**** Provided material

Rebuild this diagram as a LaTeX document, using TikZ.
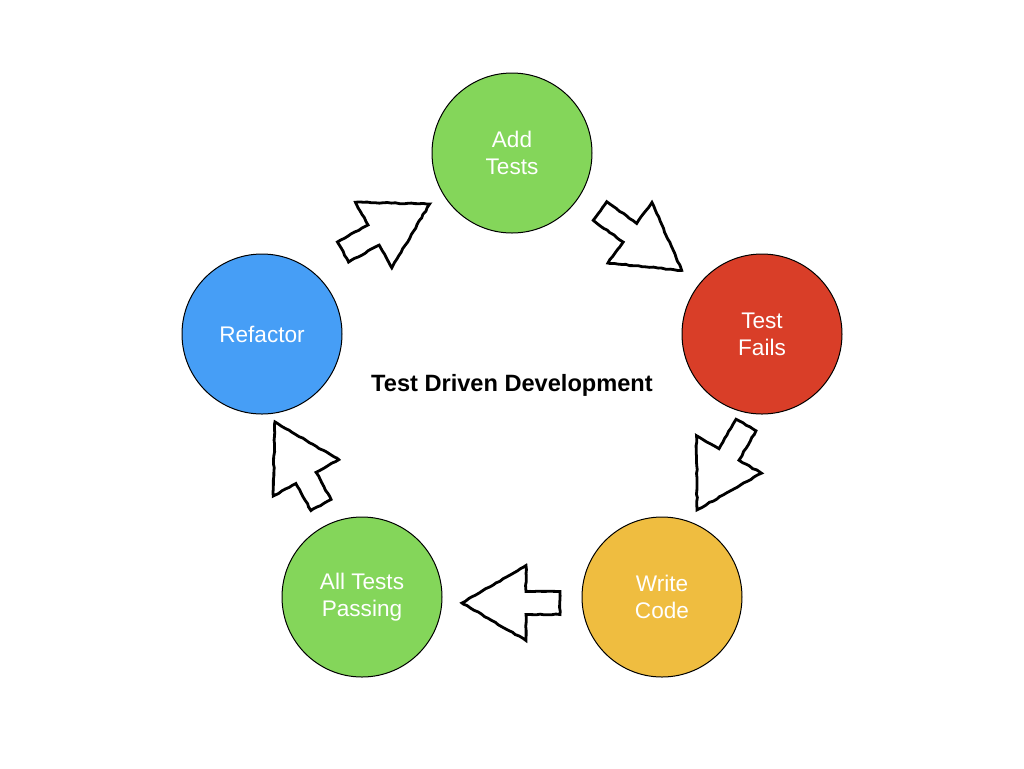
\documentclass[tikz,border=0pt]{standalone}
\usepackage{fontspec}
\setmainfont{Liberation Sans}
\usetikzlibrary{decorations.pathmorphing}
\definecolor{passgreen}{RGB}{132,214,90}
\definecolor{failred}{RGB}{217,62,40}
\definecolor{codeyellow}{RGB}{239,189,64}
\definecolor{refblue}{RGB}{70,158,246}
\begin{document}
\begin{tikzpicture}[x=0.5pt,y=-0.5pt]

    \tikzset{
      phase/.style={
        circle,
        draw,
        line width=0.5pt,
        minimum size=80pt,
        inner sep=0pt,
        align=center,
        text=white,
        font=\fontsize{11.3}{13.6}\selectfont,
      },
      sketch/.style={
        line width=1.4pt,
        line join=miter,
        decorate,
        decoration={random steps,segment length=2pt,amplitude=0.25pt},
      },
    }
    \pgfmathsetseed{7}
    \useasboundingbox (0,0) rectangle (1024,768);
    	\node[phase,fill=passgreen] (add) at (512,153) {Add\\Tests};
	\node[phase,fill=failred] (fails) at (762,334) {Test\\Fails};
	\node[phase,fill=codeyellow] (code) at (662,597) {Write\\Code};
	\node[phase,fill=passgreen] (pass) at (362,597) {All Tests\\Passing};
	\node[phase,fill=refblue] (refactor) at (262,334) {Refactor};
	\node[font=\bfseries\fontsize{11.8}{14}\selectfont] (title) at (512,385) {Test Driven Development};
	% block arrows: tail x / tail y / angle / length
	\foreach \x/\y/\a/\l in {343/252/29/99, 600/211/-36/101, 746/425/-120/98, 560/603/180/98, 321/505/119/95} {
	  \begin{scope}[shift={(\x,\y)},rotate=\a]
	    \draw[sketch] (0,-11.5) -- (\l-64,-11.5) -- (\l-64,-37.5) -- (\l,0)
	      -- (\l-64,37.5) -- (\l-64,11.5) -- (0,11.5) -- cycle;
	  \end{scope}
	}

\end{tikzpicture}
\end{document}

********

Return the listing above in full and without alteration, excluding its pictures.

Solution –
Rebuild this diagram as a LaTeX document, using TikZ.
\documentclass[tikz,border=0pt]{standalone}
\usepackage{fontspec}
\setmainfont{Liberation Sans}
\usetikzlibrary{decorations.pathmorphing}
\definecolor{passgreen}{RGB}{132,214,90}
\definecolor{failred}{RGB}{217,62,40}
\definecolor{codeyellow}{RGB}{239,189,64}
\definecolor{refblue}{RGB}{70,158,246}
\begin{document}
\begin{tikzpicture}[x=0.5pt,y=-0.5pt]

    \tikzset{
      phase/.style={
        circle,
        draw,
        line width=0.5pt,
        minimum size=80pt,
        inner sep=0pt,
        align=center,
        text=white,
        font=\fontsize{11.3}{13.6}\selectfont,
      },
      sketch/.style={
        line width=1.4pt,
        line join=miter,
        decorate,
        decoration={random steps,segment length=2pt,amplitude=0.25pt},
      },
    }
    \pgfmathsetseed{7}
    \useasboundingbox (0,0) rectangle (1024,768);
    	\node[phase,fill=passgreen] (add) at (512,153) {Add\\Tests};
	\node[phase,fill=failred] (fails) at (762,334) {Test\\Fails};
	\node[phase,fill=codeyellow] (code) at (662,597) {Write\\Code};
	\node[phase,fill=passgreen] (pass) at (362,597) {All Tests\\Passing};
	\node[phase,fill=refblue] (refactor) at (262,334) {Refactor};
	\node[font=\bfseries\fontsize{11.8}{14}\selectfont] (title) at (512,385) {Test Driven Development};
	% block arrows: tail x / tail y / angle / length
	\foreach \x/\y/\a/\l in {343/252/29/99, 600/211/-36/101, 746/425/-120/98, 560/603/180/98, 321/505/119/95} {
	  \begin{scope}[shift={(\x,\y)},rotate=\a]
	    \draw[sketch] (0,-11.5) -- (\l-64,-11.5) -- (\l-64,-37.5) -- (\l,0)
	      -- (\l-64,37.5) -- (\l-64,11.5) -- (0,11.5) -- cycle;
	  \end{scope}
	}

\end{tikzpicture}
\end{document}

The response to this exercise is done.